The pair married and had two children. 

Because there's nothing more romantic and endearing than having someone steal your skin and nail it to the wall. It's only logical that you'd totally want to jump the bones of the guy who would do that, even if you had never seen him before and didn't know his ass from Adam.

 Really, now.

As soon as the elder son got to know that his mother was a wolf, he said to her, "Mamma! Mamma! I have heard that you are a wolf." 

....and who did he hear this from? I'm pretty sure the soldier wouldn't want anyone to know that he got hitched to a she-wolf. That sort of thing usually doesn't fly with the relatives.

His mother replied, "What nonsense are you talking! How can you say that I am a wolf?" 

"Well, there was that time you slaughtered all our chickens with your teeth while running around on all fours, and the howling at the moon at ungodly hours, and your particular method of personal grooming-"

Though I gotta give the mom credit for at least trying here. Obviously he didn't hear about it from her.

The father of the two children went one day into the field to plow, and his son said, "Papa, let me, too, go with you." 

I'm all about plowing today!

His father said, "Come." 

Not going to say it, not going to say it, NOT GOING TO SAY IT....

When they had come to the field, the son asked his father, "Papa, is it true that our mother is a wolf?"

The father said, "It is." 

...Why would you tell your kid that? Would it be so hard to just say; "What? A wolf? Kid, does she look like a wolf to you?"
"But the things with the chicken and the-"
"She's just a free spirit."
"But what about the raw deer and how she cleans herse-"

The son inquired, "And where is her skin?" 

His father said, "There it is, on the mill-wheel." 

Wait, it's been there this whole time? Long enough for you two to get married and have two children and one of those children to get old enough to start asking questions like that? Good grief, either that thing's rotted to a state of gross, or it's got some pretty nice preservation spells on it. Either way if it hasn't been washed this whole time it's gotta reek.

No sooner had the son got home, than he said at once to his mother, "Mamma! Mamma! You are a wolf! I know where your skin is." 

And the prize for 'Weirdest thing to hear from your kid' goes to...

His mother asked him, "Where is my skin?" 

He said, "There, on the mill-wheel." 

"I was wondering why our bread tasted funny..."
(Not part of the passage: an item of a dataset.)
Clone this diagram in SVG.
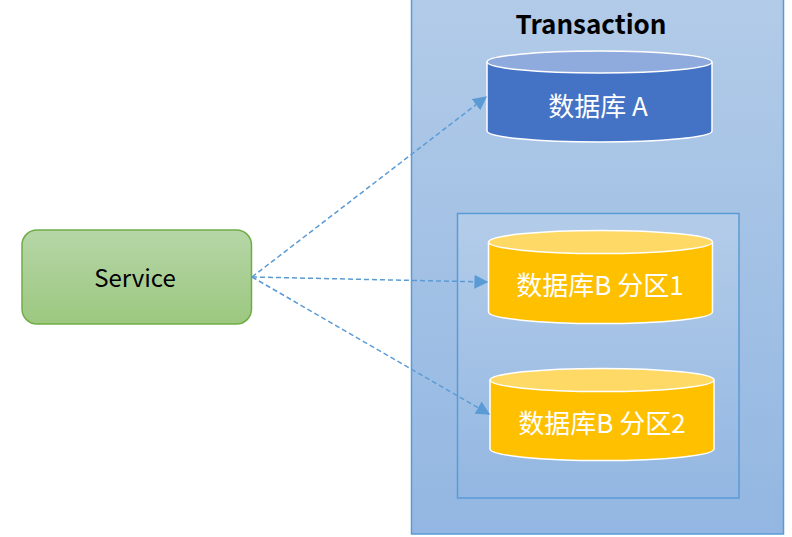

His mother said to him, "Thank you, sonny, for rescuing me." Then she went away, and was never heard from again.

Parental abandonment for the win! Seriously, no tearful goodbye or explanation that she just can't stay or anything? She's just like, "Later, suckas! Dinner's in the fridge, you'd better make it last!"

Because wolves are totally known for ditching their kids.

This one's a typical animal bride tale-they usually have to do with something that allows the bride to transform, usually the skin which is shed, and a man taking that away from them and forcing them to marry them. There is almost always a child born, sometimes more than one, who discovers their mother's true nature and returns her skin to her, whether by getting it and physically handing it over or simply telling them where it is. The mother takes her true form again, and either gives a tearful farewell, takes their child who is half of whatever they are and thus belongs in their world, or simply runs off without a backwards glance. Sometimes the father is killed. Occasionally he's the one who grants the female her freedom again. Sometimes she even falls in love with them, or cares so much for her child/children that she destroys whatever it is that ties her to her original self, such as in the story "The Prince and the Tortoise" in which the tortoise burns her shell so that she might never be tempted to return to her old self. They follow the same basic formula, but depending on a few changes in the story can have very different morals. So, read into that, and the story itself, what you will.